15 May 2011

Hører du ikke hva jeg sier!/Shut Up and Listen!

This is a story about how superficially unexpected incidents within a very controlled day-to-day life, can turn the very same upside down in a most dramatic way, even though these incidents can't be said being fatal for the afflicted, at least not directly.

Stig (Bjørn Floberg) and Ane (Kjersti Holmen) live and work together, he as a stand up comedian and she as his manager.
Stig is very succesful but on the same time a man not recognizing his limits and making jokes about everything and everyone, also in the private life, sometimes taking advantage of people's weaknesses or perceived weaknesses in a way that render him less popular, to say the least.
During one of Stig's shows, a man dies from a heart attack during an outburst of laughter.
This changes Stig in a way that makes him unable to concentrate on his work, as the man haunts him in his dreams and even during his performances where Stig believes he sees him in the audience looking back at him in an accusing way, as if he blaims Stig for his death.
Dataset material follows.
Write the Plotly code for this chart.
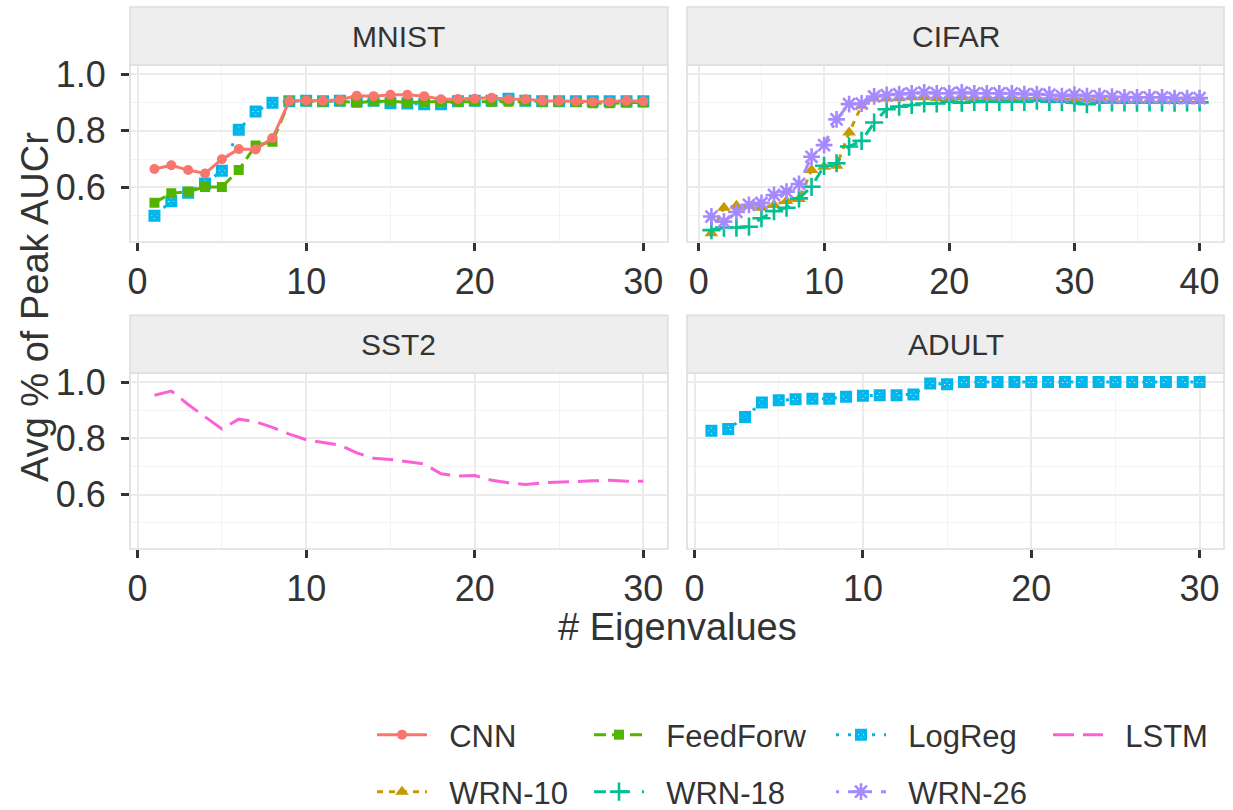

In a way Stig feels guilty as it's actually a death caused by his jokes.
At a dinner with the family, that is to say, the two sisters of Ane, their husbands and Ane's parents, her mother reveals that she has had a relationship while being married to her husband Göran (Keve Hjelm). This she reveals during a (boring) speech by Göran where he talks about their long and faithful marriage(!).
This 'confession' leads Göran to pack his bag and leave the home.
As Stig doesn't function 'normally', his wife takes on the show, both as a stand up comedian and as a singer. She is succesful, something Stig can't accept as HE is the star!
Will he get back on stage and what will happen with Ane's parents?
Ane seem to be the center of the world in every way as she at first was responsible for Stigs show, now taking on the same show both as an artist and a manager for herself and at the same time trying to support her mother during the parental crisis.
The film displays the danger with living in a imaginative bubble of being perfect and 'invulnerable' or having perfect relationships, not reflecting over what holds them together and if that which holds them together is strong enough to support smaller or bigger 'catastrophies'.

Good acting but on the same time there are to many scenes from the stage and this sometimes render the film a certain unnecessary repetitive pattern, even if this might be done purposely by the director Erik Gustavson.